Post-experiment questions revealed that people who chose the lower-paying nonprofit job on average valued and cared about the mission significantly more than those who chose the higher-paid nonprofit job. These higher-paid managers were in one of two camps. A minority also cared about the nonprofit’s mission. But a larger group were not mission-driven and took the nonprofit job only because it paid more than the alternative job.
The researchers next studied misreporting. Managers were privately assigned program ratios, and then they either honestly reported or inflated and misreported numbers to study participants in the role of donors.

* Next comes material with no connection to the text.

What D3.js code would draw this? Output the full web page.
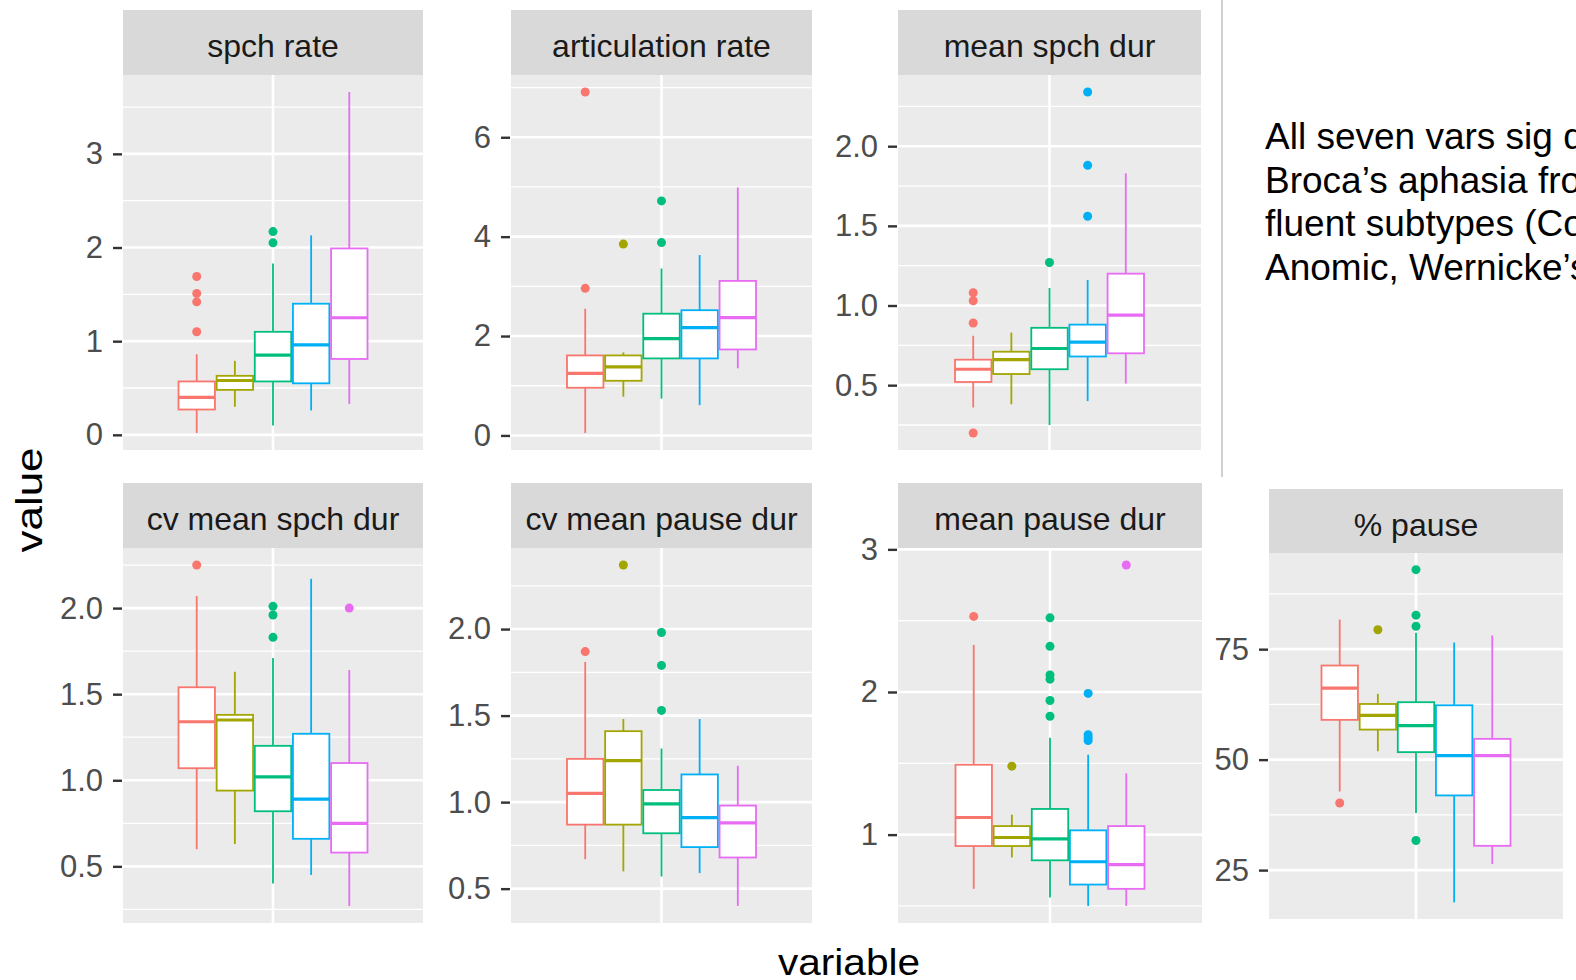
<!DOCTYPE html>
<html>
<head>
<meta charset="utf-8">
<script src="https://cdn.jsdelivr.net/npm/d3@7"></script>
<style>
  body { margin: 0; background: #fff; }
  svg { display: block; font-family: "Liberation Sans", Arial, sans-serif; }
</style>
</head>
<body>
<svg width="1576" height="980"></svg>
<script>
// groups (no legend shown) and their ggplot hue colours
var groups = ['group 1', 'group 2', 'group 3', 'group 4', 'group 5'];
var groupColors = ['#F8766D', '#A3A500', '#00BF7D', '#00B0F6', '#E76BF3'];

var variables = ['spch rate', 'articulation rate', 'mean spch dur',
  'cv mean spch dur', 'cv mean pause dur', 'mean pause dur', '% pause'];

// per group: [lower whisker, q1, median, q3, upper whisker]
var spchRate = [[0.02, 0.27, 0.40, 0.57, 0.86], [0.30, 0.48, 0.58, 0.63, 0.79],
  [0.10, 0.57, 0.85, 1.10, 1.83], [0.26, 0.55, 0.96, 1.40, 2.13], [0.33, 0.81, 1.25, 1.99, 3.66]];
var spchRateOut = [[1.69, 1.51, 1.42, 1.10], [], [2.17, 2.05], [], []];
var spchRateTicks = [0, 1, 2, 3];

var artRate = [[0.05, 0.96, 1.25, 1.61, 2.55], [0.78, 1.10, 1.38, 1.61, 1.67],
  [0.74, 1.55, 1.95, 2.45, 3.36], [0.61, 1.55, 2.17, 2.52, 3.63], [1.35, 1.73, 2.37, 3.11, 4.99]];
var artRateOut = [[6.91, 2.96], [3.85], [4.72, 3.88], [], []];
var artRateTicks = [0, 2, 4, 6];

var meanSpchDur = [[0.36, 0.52, 0.60, 0.66, 0.81], [0.38, 0.57, 0.66, 0.71, 0.83],
  [0.25, 0.60, 0.73, 0.86, 1.11], [0.40, 0.68, 0.77, 0.88, 1.16], [0.51, 0.70, 0.94, 1.20, 1.83]];
var meanSpchDurOut = [[1.08, 1.03, 0.89, 0.20], [], [1.27], [2.34, 1.88, 1.56], []];
var meanSpchDurTicks = [0.5, 1.0, 1.5, 2.0];

var cvSpchDur = [[0.60, 1.07, 1.34, 1.54, 2.07], [0.63, 0.94, 1.35, 1.38, 1.63],
  [0.40, 0.82, 1.02, 1.20, 1.71], [0.45, 0.66, 0.89, 1.27, 2.17], [0.27, 0.58, 0.75, 1.10, 1.64]];
var cvSpchDurOut = [[2.25], [], [2.01, 1.96, 1.83], [], [2.00]];
var cvSpchDurTicks = [0.5, 1.0, 1.5, 2.0];

var cvPauseDur = [[0.67, 0.87, 1.05, 1.25, 1.81], [0.60, 0.87, 1.24, 1.41, 1.48],
  [0.57, 0.82, 0.99, 1.07, 1.31], [0.59, 0.74, 0.91, 1.16, 1.48], [0.40, 0.68, 0.88, 0.98, 1.21]];
var cvPauseDurOut = [[1.87], [2.37], [1.98, 1.79, 1.53], [], []];
var cvPauseDurTicks = [0.5, 1.0, 1.5, 2.0];

var meanPauseDur = [[0.62, 0.92, 1.12, 1.49, 2.33], [0.84, 0.92, 0.98, 1.06, 1.14],
  [0.56, 0.82, 0.97, 1.18, 1.68], [0.50, 0.65, 0.81, 1.03, 1.56], [0.50, 0.62, 0.79, 1.06, 1.43]];
var meanPauseDurOut = [[2.53], [1.48], [2.52, 2.32, 2.12, 2.09, 1.94, 1.83], [1.99, 1.70, 1.68, 1.66], [2.89]];
var meanPauseDurTicks = [1, 2, 3];

var pctPause = [[42.8, 59.0, 66.2, 71.3, 81.7], [51.9, 56.8, 60.0, 62.6, 64.9],
  [37.9, 51.7, 57.7, 63.0, 78.7], [17.7, 41.9, 50.9, 62.3, 76.5], [26.4, 30.5, 50.9, 54.7, 78.1]];
var pctPauseOut = [[40.2], [79.4], [93.0, 82.7, 80.2, 31.7], [], []];
var pctPauseTicks = [25, 50, 75];

var noteLines = ['All seven vars sig distinguish', 'Broca\u2019s aphasia from other',
  'fluent subtypes (Conduction,', 'Anomic, Wernicke\u2019s)'];

// where each facet sits on the page (the source is a pasted collage)
var panelLayout = [
  {x: 123, y: 75, w: 300, h: 375, strip: 65},
  {x: 511, y: 75, w: 301, h: 375, strip: 65},
  {x: 898, y: 75, w: 303, h: 375, strip: 65},
  {x: 123, y: 548, w: 300, h: 375, strip: 65},
  {x: 511, y: 548, w: 301, h: 375, strip: 65},
  {x: 898, y: 548, w: 304, h: 375, strip: 65},
  {x: 1269, y: 553, w: 294, h: 366, strip: 64}
];

var boxData = [spchRate, artRate, meanSpchDur, cvSpchDur, cvPauseDur, meanPauseDur, pctPause];
var outData = [spchRateOut, artRateOut, meanSpchDurOut, cvSpchDurOut, cvPauseDurOut, meanPauseDurOut, pctPauseOut];
var tickData = [spchRateTicks, artRateTicks, meanSpchDurTicks, cvSpchDurTicks, cvPauseDurTicks, meanPauseDurTicks, pctPauseTicks];

var svg = d3.select('svg');

variables.forEach(function(name, k) {
  drawPanel(name, panelLayout[k], boxData[k], outData[k], tickData[k]);
});

function drawPanel(name, p, boxes, outs, ticks) {
  var g = svg.append('g');

  // ggplot style: 5% expansion of the data range
  var all = [];
  boxes.forEach(function(b) { all = all.concat(b); });
  outs.forEach(function(o) { all = all.concat(o); });
  var lo = d3.min(all), hi = d3.max(all);
  var pad = (hi - lo) * 0.05;

  var y = d3.scaleLinear()
    .domain([lo - pad, hi + pad])
    .range([p.y + p.h, p.y]);

  var cx = p.x + p.w / 2;
  var x = d3.scaleBand()
    .domain(groups)
    .range([cx - 94.5, cx + 94.5])
    .paddingInner(0.045);

  // strip
  g.append('rect')
    .attr('x', p.x).attr('y', p.y - p.strip)
    .attr('width', p.w).attr('height', p.strip)
    .attr('fill', '#D9D9D9');
  g.append('text')
    .attr('x', cx).attr('y', p.y - p.strip + 46.5)
    .attr('text-anchor', 'middle')
    .style('font-size', '32px')
    .attr('fill', '#1A1A1A')
    .text(name);

  // panel background
  g.append('rect')
    .attr('x', p.x).attr('y', p.y)
    .attr('width', p.w).attr('height', p.h)
    .attr('fill', '#EBEBEB');

  // minor grid lines half way between the majors
  var step = ticks[1] - ticks[0];
  var minors = [ticks[0] - step / 2].concat(ticks.map(function(t) { return t + step / 2; }))
    .filter(function(v) { return v > y.domain()[0] && v < y.domain()[1]; });

  g.selectAll('.minor')
    .data(minors)
    .enter().append('line')
    .attr('x1', p.x).attr('x2', p.x + p.w)
    .attr('y1', function(d) { return y(d); })
    .attr('y2', function(d) { return y(d); })
    .attr('stroke', '#fff').attr('stroke-width', 1.3);

  g.selectAll('.major')
    .data(ticks)
    .enter().append('line')
    .attr('x1', p.x).attr('x2', p.x + p.w)
    .attr('y1', function(d) { return y(d); })
    .attr('y2', function(d) { return y(d); })
    .attr('stroke', '#fff').attr('stroke-width', 2.6);

  g.append('line')
    .attr('x1', cx).attr('x2', cx)
    .attr('y1', p.y).attr('y2', p.y + p.h)
    .attr('stroke', '#fff').attr('stroke-width', 2.6);

  // y axis
  var fmt = ticks.some(function(t) { return t % 1 !== 0; }) ? d3.format('.1f') : d3.format('d');
  var axis = d3.axisLeft(y).tickValues(ticks).tickSize(9).tickPadding(10).tickFormat(fmt);
  var ag = g.append('g')
    .attr('transform', 'translate(' + (p.x - 1) + ',0)')
    .call(axis);
  ag.select('.domain').remove();
  ag.selectAll('.tick line').attr('stroke', '#333333').attr('stroke-width', 2.4);
  ag.selectAll('.tick text')
    .attr('fill', '#4D4D4D')
    .style('font-size', '31px')
    .style('font-family', '"Liberation Sans", Arial, sans-serif');

  // boxes
  boxes.forEach(function(b, i) {
    var col = groupColors[i];
    var bx = x(groups[i]);
    var mid = bx + x.bandwidth() / 2;
    var bg = g.append('g');

    bg.append('line')
      .attr('x1', mid).attr('x2', mid)
      .attr('y1', y(b[0])).attr('y2', y(b[1]))
      .attr('stroke', col).attr('stroke-width', 1.8);
    bg.append('line')
      .attr('x1', mid).attr('x2', mid)
      .attr('y1', y(b[3])).attr('y2', y(b[4]))
      .attr('stroke', col).attr('stroke-width', 1.8);
    bg.append('rect')
      .attr('x', bx).attr('y', y(b[3]))
      .attr('width', x.bandwidth())
      .attr('height', y(b[1]) - y(b[3]))
      .attr('fill', '#fff')
      .attr('stroke', col).attr('stroke-width', 1.8);
    bg.append('line')
      .attr('x1', bx).attr('x2', bx + x.bandwidth())
      .attr('y1', y(b[2])).attr('y2', y(b[2]))
      .attr('stroke', col).attr('stroke-width', 3.2);

    bg.selectAll('circle')
      .data(outs[i])
      .enter().append('circle')
      .attr('cx', mid)
      .attr('cy', function(d) { return y(d); })
      .attr('r', 4.5)
      .attr('fill', col);
  });
}

// axis titles
svg.append('text')
  .attr('transform', 'translate(42,500) rotate(-90)')
  .attr('text-anchor', 'middle')
  .style('font-size', '36px')
  .attr('textLength', 105)
  .attr('lengthAdjust', 'spacingAndGlyphs')
  .attr('fill', '#000')
  .text('value');

svg.append('text')
  .attr('x', 849).attr('y', 975)
  .attr('text-anchor', 'middle')
  .style('font-size', '36px')
  .attr('textLength', 142)
  .attr('lengthAdjust', 'spacingAndGlyphs')
  .attr('fill', '#000')
  .text('variable');

// divider and note on the right
svg.append('line')
  .attr('x1', 1222).attr('x2', 1222)
  .attr('y1', 0).attr('y2', 477)
  .attr('stroke', '#C0C0C0').attr('stroke-width', 1.5);

svg.append('g').selectAll('text')
  .data(noteLines)
  .enter().append('text')
  .attr('x', 1265)
  .attr('y', function(d, i) { return 149 + i * 43.6; })
  .style('font-size', '37px')
  .attr('fill', '#000')
  .text(function(d) { return d; });
</script>
</body>
</html>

Donors, meanwhile, could either select a nonprofit based on the reported program ratio or audit these numbers so that the nonprofit with the higher actual program ratio received their donations.
The study found that sacrificing personal wealth appears to be a key driver in misreporting by lower-paid managers who are much more likely to inflate the program ratio than equally mission-driven managers in the higher-paid group.
“It gives you the moral license to do something unethical later on,” Chan said. “These lower-paid, mission-focused managers believe they have made a sacrifice and can justify inflating the program ratio to benefit the organization.”
Consistent with their theory on why managers misreport, the researchers found that penalizing the manager is a more effective deterrent to misreporting in higher-paying nonprofits, while penalizing the organization is more effective in lower-paying ones.
“Understanding and Deterring Misreporting in Nonprofits: The Joint Effects of Pay Level and Penalty Type” is forthcoming, online in advance in The Accounting Review.